MEXICO CITY -- Two decapitated bodies were found at the entrance to one of Mexico's most luxurious shopping malls Wednesday, and prosecutors announced that more than 47,000 people have been killed in drug violence in the five years since President Felipe Calderon launched a military crackdown against drug cartels.
The bodies were found before dawn inside a burning SUV just off a toll highway at the entrance to the shopping mall in the heart of the Santa Fe district that is a haven for international corporations, diplomats and the wealthy. The heads and a threatening message were dumped nearby, Mexico City prosecutors said in a statement.
Local media published images of the charred car and reported the note written on hot pink paper was signed by the drug gang "Mano con Ojos," or "Hand with Eyes." The gang was once part of the Beltran Leyva drug cartel.
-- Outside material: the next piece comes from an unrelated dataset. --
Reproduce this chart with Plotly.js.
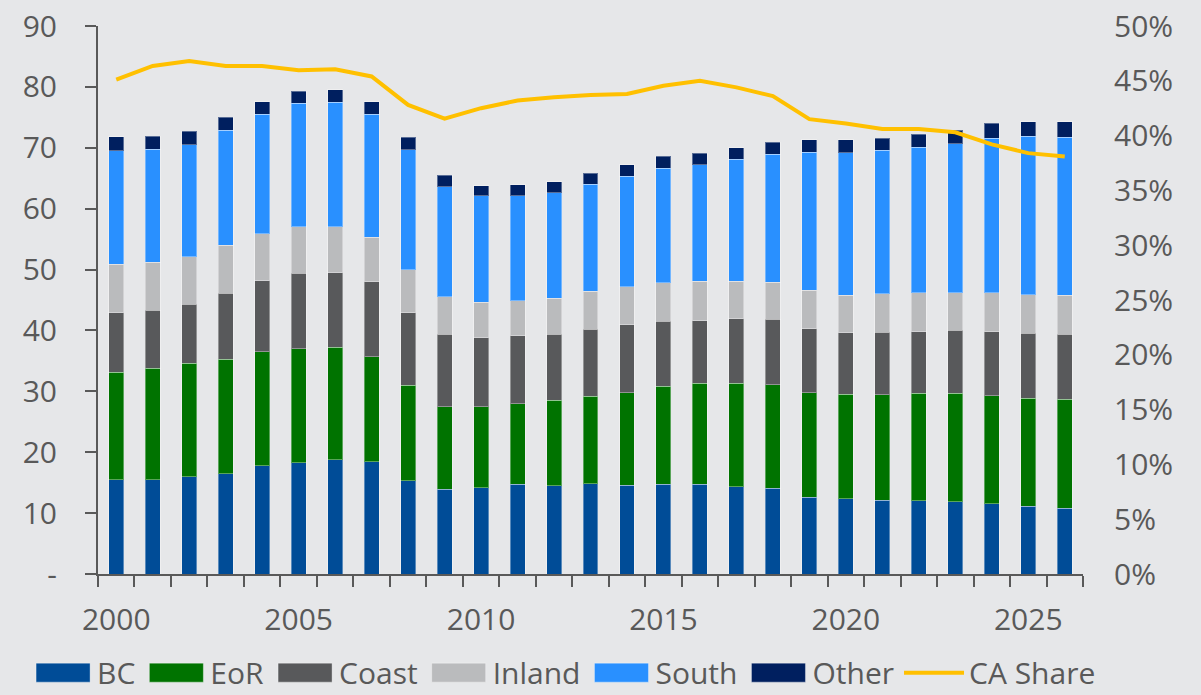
<!DOCTYPE html>
<html>
<head>
<meta charset="utf-8">
<script src="https://cdn.plot.ly/plotly-3.0.1.min.js"></script>
<style>
  html, body { margin: 0; padding: 0; background: #e6e7e9; }
  #chart { width: 1201px; height: 695px; }
</style>
</head>
<body>
<div id="chart"></div>
<script>
const years = [2000,2001,2002,2003,2004,2005,2006,2007,2008,2009,2010,2011,2012,2013,2014,2015,2016,2017,2018,2019,2020,2021,2022,2023,2024,2025,2026];

const bc     = [15.5,15.5,16.0,16.5,17.8,18.3,18.8,18.4,15.3,13.9,14.2,14.7,14.5,14.8,14.6,14.7,14.7,14.3,14.1,12.6,12.4,12.1,12.0,11.9,11.5,11.1,10.8];
const eor    = [17.6,18.3,18.6,18.8,18.7,18.7,18.4,17.3,15.7,13.6,13.3,13.3,14.0,14.4,15.2,16.1,16.6,17.0,17.0,17.2,17.1,17.3,17.7,17.8,17.8,17.8,17.9];
const coast  = [9.8,9.5,9.7,10.8,11.7,12.4,12.3,12.3,11.9,11.9,11.3,11.1,10.9,11.0,11.1,10.7,10.3,10.6,10.7,10.5,10.1,10.3,10.1,10.3,10.5,10.6,10.7];
const inland = [8.0,7.9,7.8,7.9,7.7,7.6,7.5,7.3,7.1,6.1,5.8,5.8,5.9,6.2,6.3,6.3,6.5,6.2,6.1,6.3,6.2,6.3,6.4,6.2,6.4,6.4,6.4];
const south  = [18.6,18.6,18.4,18.9,19.6,20.3,20.5,20.2,19.7,18.1,17.5,17.2,17.3,17.6,18.1,18.8,19.1,20.0,21.0,22.7,23.4,23.6,23.9,24.5,25.4,26.0,25.9];
const other  = [2.3,2.1,2.2,2.1,2.1,2.0,2.0,2.1,2.0,1.9,1.7,1.8,1.8,1.8,1.9,2.0,1.9,1.9,2.0,2.0,2.1,2.0,2.1,2.2,2.4,2.4,2.6];
const caShare = [0.451,0.4635,0.468,0.4635,0.4635,0.4596,0.4605,0.454,0.428,0.4155,0.425,0.432,0.435,0.437,0.438,0.4455,0.450,0.444,0.436,0.415,0.411,0.406,0.406,0.403,0.392,0.384,0.381];

const seriesNames = ['BC','EoR','Coast','Inland','South','Other'];
const seriesData = [bc, eor, coast, inland, south, other];
const seriesColors = ['#004c97','#007300','#58595b','#babbbd','#2990ff','#001f5f'];

const leftTickVals = [0,10,20,30,40,50,60,70,80,90];
const leftTickText = ['-','10','20','30','40','50','60','70','80','90'];
const xTickVals = [2000,2005,2010,2015,2020,2025];

const txt = '#595959';
const fontFam = '"Open Sans", "Noto Sans", sans-serif';

const traces = seriesNames.map((name, i) => ({
  type: 'bar',
  name: name,
  x: years,
  y: seriesData[i],
  marker: { color: seriesColors[i], line: { color: 'rgba(255,255,255,0.35)', width: 1 } },
  hoverinfo: 'x+y+name'
}));

traces.push({
  type: 'scatter',
  mode: 'lines',
  name: 'CA Share',
  x: years,
  y: caShare,
  yaxis: 'y2',
  line: { color: '#ffc000', width: 4 }
});

const layout = {
  width: 1201,
  height: 695,
  paper_bgcolor: '#e6e7e9',
  plot_bgcolor: '#e6e7e9',
  margin: { l: 98, r: 118, t: 26, b: 121, autoexpand: false },
  barmode: 'stack',
  bargap: 0.59,
  font: { family: fontFam, size: 30, color: txt },
  showlegend: true,
  legend: {
    orientation: 'h',
    x: -0.072, xanchor: 'left',
    y: -0.18, yanchor: 'middle',
    traceorder: 'normal',
    font: { family: fontFam, size: 30, color: txt },
    itemwidth: 60,
    bgcolor: 'rgba(0,0,0,0)'
  },
  xaxis: {
    type: 'linear',
    range: [1999.5, 2026.5],
    tickvals: xTickVals,
    ticks: '',
    showgrid: false,
    zeroline: false,
    showline: true,
    linecolor: txt,
    linewidth: 2,
    tickfont: { family: fontFam, size: 30, color: txt },
    ticklabelstandoff: 18,
    minor: { ticks: 'outside', tick0: 1999.5, dtick: 1, ticklen: 11, tickwidth: 2, tickcolor: txt, showgrid: false }
  },
  yaxis: {
    range: [0, 90],
    tickvals: leftTickVals,
    ticktext: leftTickText,
    ticks: 'outside',
    ticklen: 11,
    tickwidth: 2,
    tickcolor: txt,
    showgrid: false,
    zeroline: false,
    showline: true,
    linecolor: txt,
    linewidth: 2,
    tickfont: { family: fontFam, size: 30, color: txt },
    ticklabelstandoff: 22
  },
  yaxis2: {
    overlaying: 'y',
    side: 'right',
    range: [0, 0.5],
    dtick: 0.05,
    tick0: 0,
    tickformat: '.0%',
    ticks: '',
    showgrid: false,
    zeroline: false,
    showline: false,
    tickfont: { family: fontFam, size: 30, color: txt },
    ticklabelstandoff: 30
  }
};

Plotly.newPlot('chart', traces, layout, { displayModeBar: false, staticPlot: true }).then(gd => {
  // widen legend swatches to resemble the reference's long rectangular keys
  gd.querySelectorAll('.legend .legendpoints path').forEach(p => {
    const d = p.getAttribute('d') || '';
    if (/^M6,6H-6V-6H6Z/.test(d)) {
      p.setAttribute('d', 'M28,9.5H-26V-9.5H28Z');
    }
  });
});
</script>
</body>
</html>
The victims, a man and a woman in their 30s, have not been identified, prosecutors said. They said the SUV with license plates from the neighboring State of Mexico had been stolen.
Mexico's sprawling capital had been something of an haven from the cartel violence along the border and in outlying states. But gangs have been fighting for an increasingly lucrative local drug market for more than a year, mainly on the capital's working class outer neighborhoods and suburbs.
The Santa Fe district, built atop a former landfill on the western edge of Mexico City, houses the Mexican headquarters of major corporations and the Iberoamerican University, one of Mexico's top private schools, as well as modernistic, heavily guarded high-rises where wealthy Mexicans and foreigners live.
Most of the violence had escaped Santa Fe, which had been seen as a sterile oasis disconnected from the hubbub of most of the capital.
But as the fight among splintering drug cartels intensifies, the attackers have reached even into the country's most guarded districts.
In October, the same Mano con Ojos gang claimed responsibility for leaving two severed heads on a street across from the nation's top military base in Mexico City.
The attorney general's office said Wednesday that 47,515 drug-related killings occurred from December 2006, when Calderon deployed thousands of troops to drug hot spots, through September 2011.
Drug-related killings went up 11 percent in the first nine months of 2011 when 12,903 people were killed, compared to 11,583 in the same period of 2010, the office said.
The figures indicate that three quarters of all homicides in Mexico are now linked to the drug war.
The office found one small consolation: "It's the first year [since 2006] that the homicide rate increase has been lower compared to the previous years."
There had been a 70 percent increase in drug-related killings in the same period a year earlier, when deaths rose from a nine-month total of 6,815 for 2009.
Prosecutors said a large majority of the killings last year happened in eight of Mexico's 32 states.
The Mexican government had been periodically releasing the number of drug war dead but it stopped a year ago when they reached nearly 35,000.
Mexico's freedom of information agency had said it would ask for an investigation if prosecutors didn't release the data requested by several journalists by Wednesday.
The attorney general's office said that more than releasing the number of dead, what's important "it's to guarantee that each killings is investigated." Records show few of the killings have been investigated.